2023-01-26 17:29:06.274 UTC [1390] CONTEXT:  COPY test1, line 1

To resolve the conflict, change the data on the subscriber to match the incoming change, or skip the problematic transaction. To omit the transaction, call the pg_replication_origin_advance function and pass a node name corresponding to the subscription name and a position as parameters. You can find the current position of origins in the pg_replication_origin_status system view.

When replicating an UPDATE or DELETE operation, missing data does not produce a conflict, and such an operation is skipped.

Security

If users can modify the schema of tables on the subscriber side, they also can execute arbitrary code as a superuser. Use roles to limit ownership and the TRIGGER privilege on these tables. Moreover, if untrusted users can create tables, use publications that list tables explicitly. Create the FOR ALL TABLES subscription only when you trust every user permitted to create a table on the publisher or subscriber.
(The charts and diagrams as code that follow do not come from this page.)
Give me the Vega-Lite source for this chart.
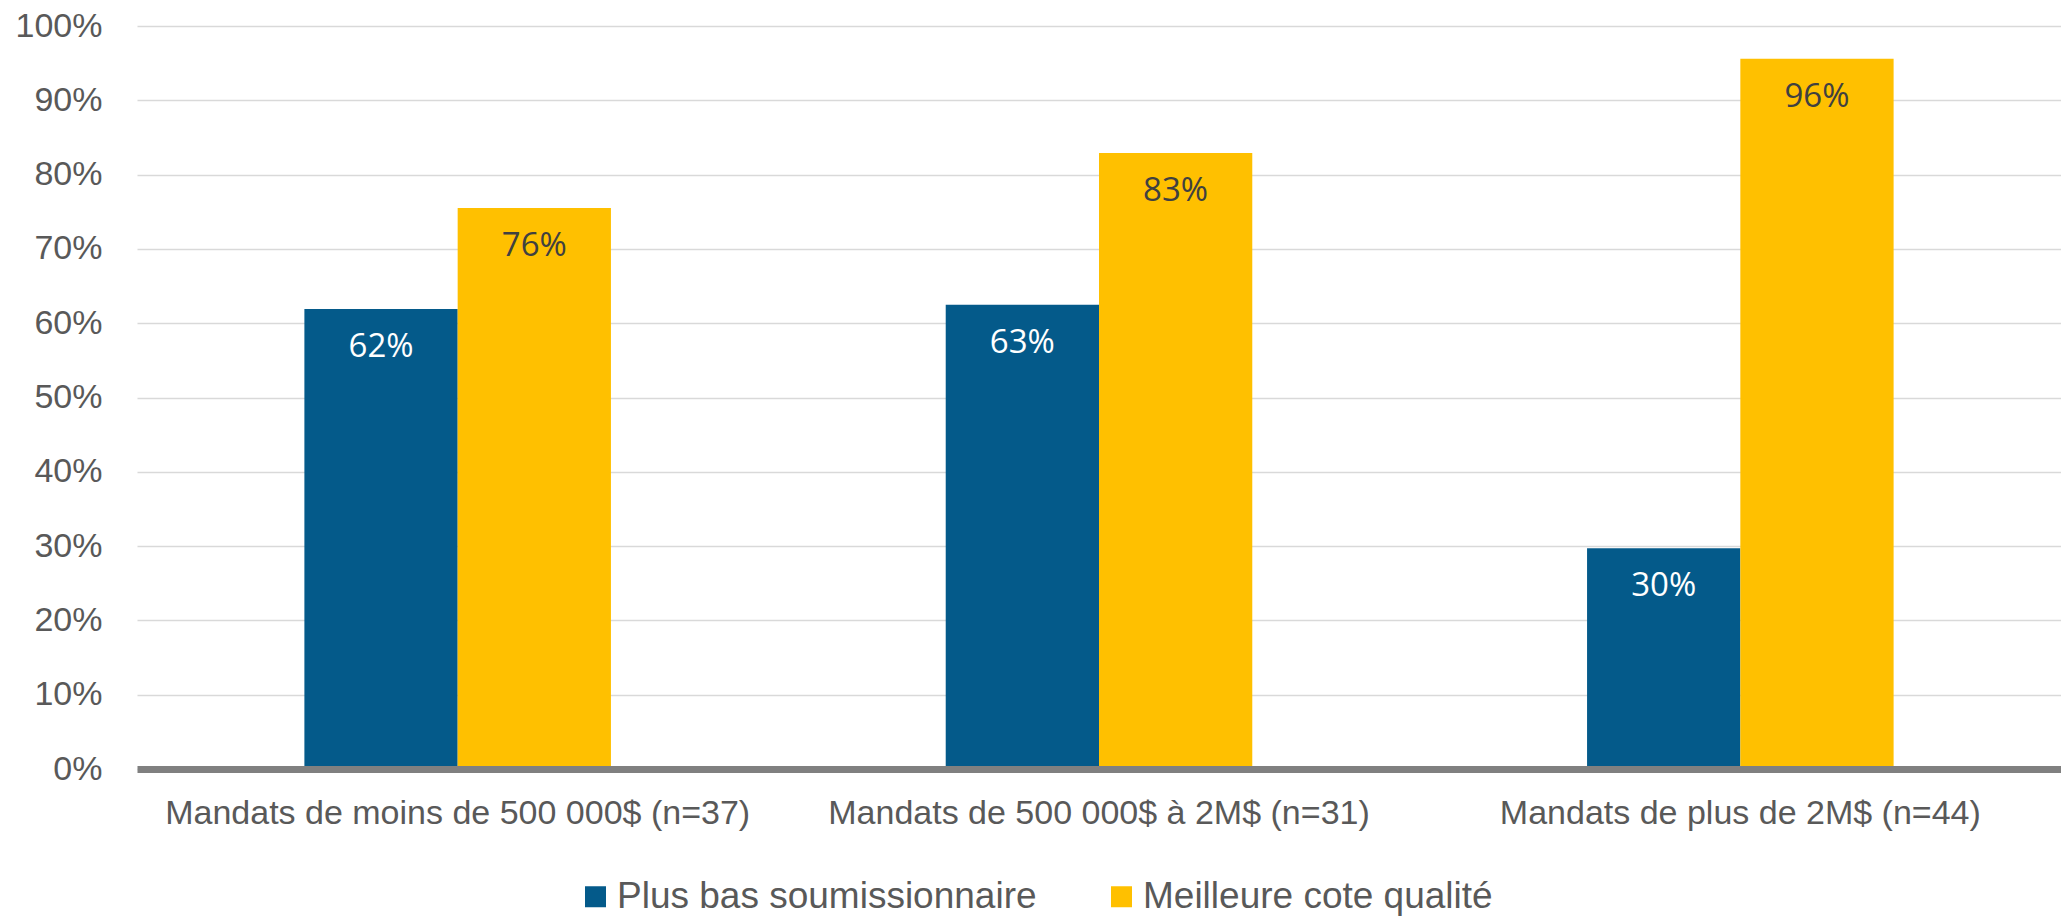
{
  "$schema": "https://vega.github.io/schema/vega-lite/v6.json",
  "width": 1924,
  "height": 743,
  "autosize": {"type": "none"},
  "padding": {"left": 137, "top": 26, "right": 0, "bottom": 150},
  "background": "white",
  "config": {"view": {"stroke": null}, "font": "Liberation Sans"},
  "data": {
    "values": [
      {"category": "Mandats de moins de 500 000$ (n=37)", "series": "Plus bas soumissionnaire", "value": 61.9, "label": "62%"},
      {"category": "Mandats de moins de 500 000$ (n=37)", "series": "Meilleure cote qualité", "value": 75.5, "label": "76%"},
      {"category": "Mandats de 500 000$ à 2M$ (n=31)", "series": "Plus bas soumissionnaire", "value": 62.5, "label": "63%"},
      {"category": "Mandats de 500 000$ à 2M$ (n=31)", "series": "Meilleure cote qualité", "value": 82.9, "label": "83%"},
      {"category": "Mandats de plus de 2M$ (n=44)", "series": "Plus bas soumissionnaire", "value": 29.7, "label": "30%"},
      {"category": "Mandats de plus de 2M$ (n=44)", "series": "Meilleure cote qualité", "value": 95.6, "label": "96%"}
    ]
  },
  "encoding": {
    "x": {
      "field": "category",
      "type": "nominal",
      "sort": ["Mandats de moins de 500 000$ (n=37)", "Mandats de 500 000$ à 2M$ (n=31)", "Mandats de plus de 2M$ (n=44)"],
      "scale": {"paddingInner": 0.522, "paddingOuter": 0.261},
      "axis": {
        "title": null,
        "labelAngle": 0,
        "ticks": false,
        "tickSize": 0,
        "labelPadding": 54,
        "labelBaseline": "alphabetic",
        "labelFontSize": 34,
        "labelColor": "#595959",
        "labelLimit": 0,
        "domainColor": "#808080",
        "domainWidth": 7,
        "grid": false,
        "zindex": 1
      }
    },
    "xOffset": {
      "field": "series",
      "type": "nominal",
      "sort": ["Plus bas soumissionnaire", "Meilleure cote qualité"],
      "scale": {"paddingInner": 0, "paddingOuter": 0}
    },
    "y": {
      "field": "value",
      "type": "quantitative",
      "scale": {"domain": [0, 100], "nice": false},
      "axis": {
        "title": null,
        "values": [0, 10, 20, 30, 40, 50, 60, 70, 80, 90, 100],
        "labelExpr": "datum.value + '%'",
        "ticks": false,
        "tickSize": 0,
        "labelPadding": 35,
        "domain": false,
        "grid": true,
        "gridColor": "#D9D9D9",
        "gridWidth": 1.5,
        "labelFontSize": 34,
        "labelColor": "#595959",
        "zindex": 0
      }
    }
  },
  "layer": [
    {
      "mark": {"type": "bar"},
      "encoding": {
        "color": {
          "field": "series",
          "type": "nominal",
          "scale": {"domain": ["Plus bas soumissionnaire", "Meilleure cote qualité"], "range": ["#045A8A", "#FFC000"]},
          "legend": {
            "title": null,
            "orient": "none",
            "direction": "horizontal",
            "legendX": 440,
            "legendY": 852,
            "symbolType": "square",
            "symbolSize": 441,
            "symbolStrokeWidth": 0,
            "labelFontSize": 37,
            "labelColor": "#595959",
            "labelOffset": 3,
            "columnPadding": 66,
            "labelLimit": 0
          }
        }
      }
    },
    {
      "mark": {"type": "text", "dy": 48, "baseline": "alphabetic", "align": "center", "font": "Open Sans", "fontSize": 33},
      "encoding": {
        "text": {"field": "label"},
        "color": {
          "condition": {"test": "datum.series === 'Plus bas soumissionnaire'", "value": "#ffffff"},
          "value": "#404040"
        }
      }
    }
  ]
}
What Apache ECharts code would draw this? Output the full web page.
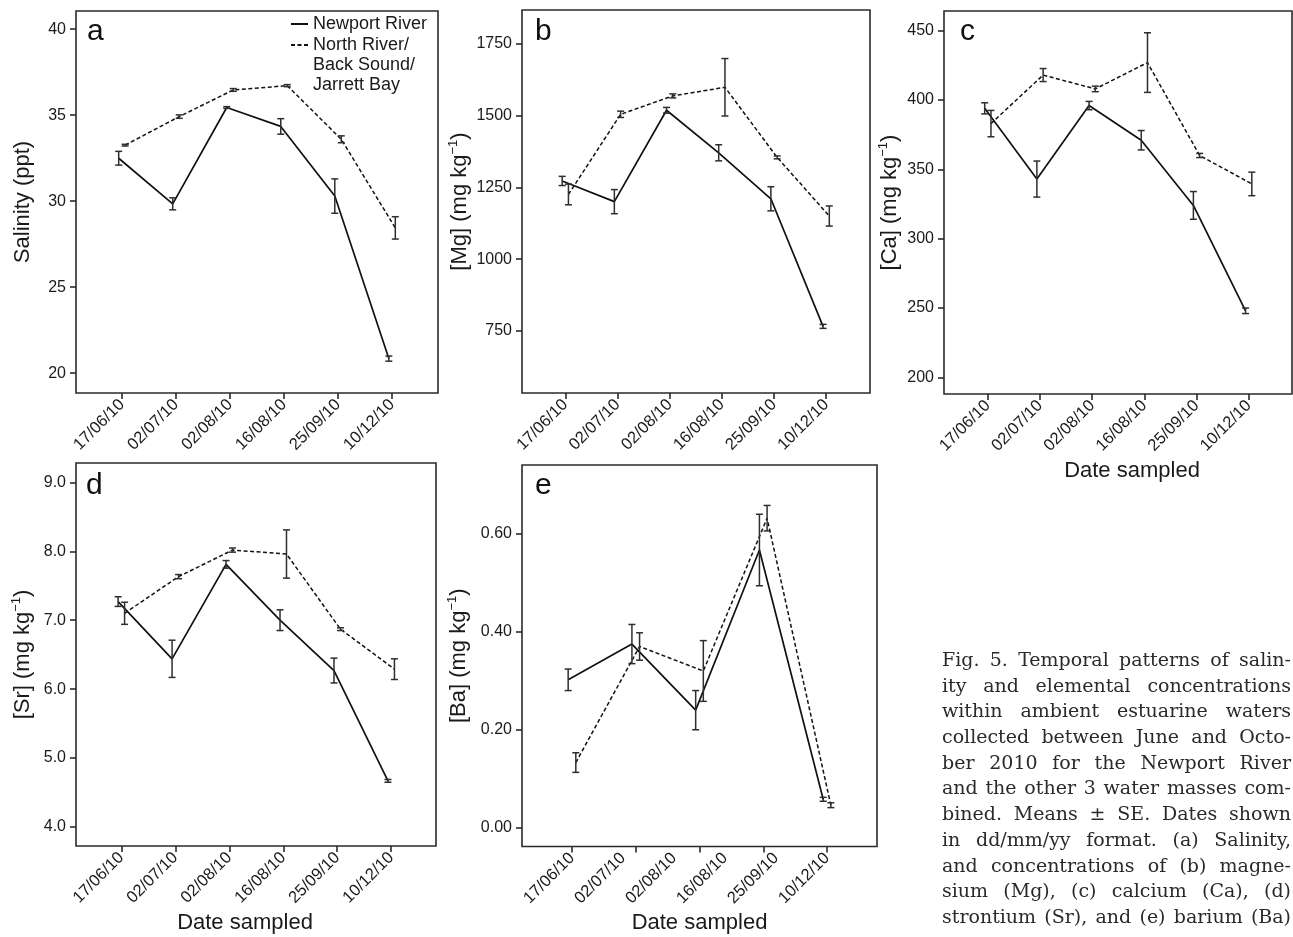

The role used for the replication connection must have the REPLICATION attribute or be a superuser. If a role does not have the SUPERUSER or BYPASSRLS attribute, the publisher row security policies can execute. If a role does not trust all table owners, include options=-crow_security=off in the connection string. If a table owner adds a row security policy, this setting causes replication to halt rather than execute the policy. Use the PG_HBA section on the Clusters → ADPG cluster → Services → ADPG → Primary configuration tab in ADCM UI to configure role access. A role for replication must have the LOGIN attribute.

To copy the initial table data, the role used for the replication connection must have the SELECT privilege on a published table or be a superuser.

To create a publication, the user must have the CREATE privilege in the database.

To add tables to a publication, the user must have ownership rights on the table. To create a publication that publishes all tables, the user must be a superuser.

To create a subscription, the user must be a superuser.

The process of applying subscription changes is performed in the local database with superuser rights.